Street theatre company in Barcelona, Spain

Osadía ("Audacity" in Spanish) is a street theatre company formed in Barcelona, Spain in 1966 by artist Alex Rendon and featuring hair art.

==Style of show==
Osadia perform an innovative concept of hair art. Artists actively seek the audience participation - by asking for volunteers to have their hair 'done'. Each volunteer is invited to take a seat and let the artists use their imagination, creating daring and original hairstyles.

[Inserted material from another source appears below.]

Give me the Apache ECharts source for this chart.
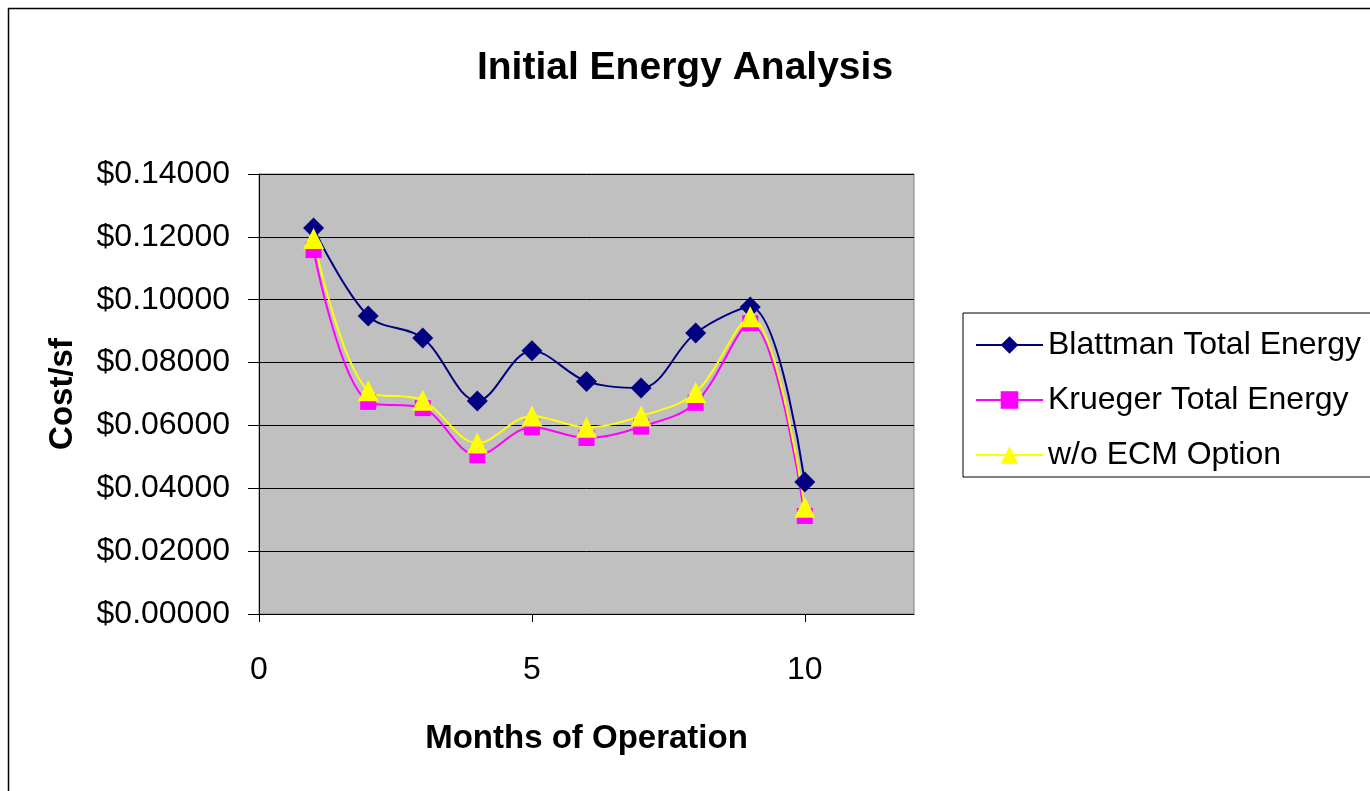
<!DOCTYPE html>
<html>
<head>
<meta charset="utf-8">
<title>Initial Energy Analysis</title>
<script src="https://cdn.jsdelivr.net/npm/echarts@6/dist/echarts.min.js"></script>
<style>
  html, body { margin: 0; padding: 0; background: #fff; }
  #chart-container { width: 1370px; height: 791px; }
</style>
</head>
<body>
<div id="chart-container"></div>
<script>
// values
var months = [1, 2, 3, 4, 5, 6, 7, 8, 9, 10];
var blattman = [0.1228, 0.0948, 0.0878, 0.0678, 0.0838, 0.0740, 0.0719, 0.0894, 0.0977, 0.0420];
var krueger = [0.1158, 0.0675, 0.0655, 0.0505, 0.0594, 0.0560, 0.0596, 0.0672, 0.0925, 0.0312];
var noEcm = [0.1195, 0.0710, 0.0680, 0.0544, 0.0630, 0.0594, 0.0630, 0.0705, 0.0946, 0.0340];
var seriesNames = ['Blattman Total Energy', 'Krueger Total Energy', 'w/o ECM Option'];

function pairs(ys) {
  return months.map(function (m, i) { return [m, ys[i]]; });
}

var dom = document.getElementById('chart-container');
var myChart = echarts.init(dom, null, { renderer: 'canvas' });

var font = '"Liberation Sans", Arial, sans-serif';

var option = {
  animation: false,
  backgroundColor: '#fff',
  textStyle: { fontFamily: font },
  title: {
    text: 'Initial Energy Analysis',
    left: 'center',
    top: 44,
    textStyle: { fontFamily: font, fontSize: 39, fontWeight: 'bold', color: '#000' }
  },
  graphic: [{
    type: 'rect',
    shape: { x: 8.5, y: 8.5, width: 1400, height: 900 },
    style: { fill: 'none', stroke: '#000', lineWidth: 1.5 },
    silent: true
  }],
  legend: {
    orient: 'vertical',
    left: 963,
    top: 313,
    padding: [16, 24, 6, 12],
    itemWidth: 67,
    itemHeight: 22,
    itemGap: 23,
    borderColor: '#000',
    borderWidth: 1,
    textStyle: { fontFamily: font, fontSize: 32, color: '#000' },
    data: seriesNames
  },
  grid: {
    left: 259,
    top: 174,
    right: 456,
    bottom: 177,
    show: true,
    backgroundColor: '#c0c0c0',
    borderColor: '#808080',
    borderWidth: 1
  },
  xAxis: {
    type: 'value',
    min: 0,
    max: 12,
    interval: 5,
    name: 'Months of Operation',
    nameLocation: 'middle',
    nameGap: 108,
    nameTextStyle: { fontFamily: font, fontSize: 33, fontWeight: 'bold', color: '#000', verticalAlign: 'top' },
    axisLine: { lineStyle: { color: '#000', width: 1 } },
    axisTick: { show: true, length: 8, lineStyle: { color: '#000' } },
    axisLabel: { fontFamily: font, fontSize: 32, color: '#000', margin: 40, showMaxLabel: false },
    splitLine: { show: false }
  },
  yAxis: {
    type: 'value',
    min: 0,
    max: 0.14,
    interval: 0.02,
    name: 'Cost/sf',
    nameLocation: 'middle',
    nameGap: 180,
    nameTextStyle: { fontFamily: font, fontSize: 33, fontWeight: 'bold', color: '#000' },
    axisLine: { show: true, lineStyle: { color: '#000', width: 1 } },
    axisTick: { show: true, length: 11, lineStyle: { color: '#000' } },
    axisLabel: {
      fontFamily: font, fontSize: 32, color: '#000', margin: 29,
      formatter: function (v) { return '$' + v.toFixed(5); }
    },
    splitLine: { show: true, lineStyle: { color: '#000', width: 1 } }
  },
  series: [
    {
      name: seriesNames[0],
      type: 'line',
      data: pairs(blattman),
      smooth: 0.35,
      symbol: 'diamond',
      symbolSize: 21,
      lineStyle: { color: '#000080', width: 2 },
      itemStyle: { color: '#000080' }
    },
    {
      name: seriesNames[1],
      type: 'line',
      data: pairs(krueger),
      smooth: 0.35,
      symbol: 'rect',
      symbolSize: 16,
      lineStyle: { color: '#ff00ff', width: 2 },
      itemStyle: { color: '#ff00ff' }
    },
    {
      name: seriesNames[2],
      type: 'line',
      data: pairs(noEcm),
      smooth: 0.35,
      symbol: 'triangle',
      symbolSize: 21,
      lineStyle: { color: '#ffff00', width: 2 },
      itemStyle: { color: '#ffff00' }
    }
  ]
};

myChart.setOption(option);
window.addEventListener('resize', myChart.resize);
</script>
</body>
</html>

They also use various objects which have been made for the event, and these are placed on the heads of the participants. The head sculptures are inspired in the theme of the festival or event. Once finished, the ‘creation’ is a visual reminder of the event.

==Performances==
Osadia have performed at many venues, including the 1998 World Expo in Lisbon, the Edinburgh Fringe Festival - as well as venues across England, France, USA, Japan, Germany Spain and Italy.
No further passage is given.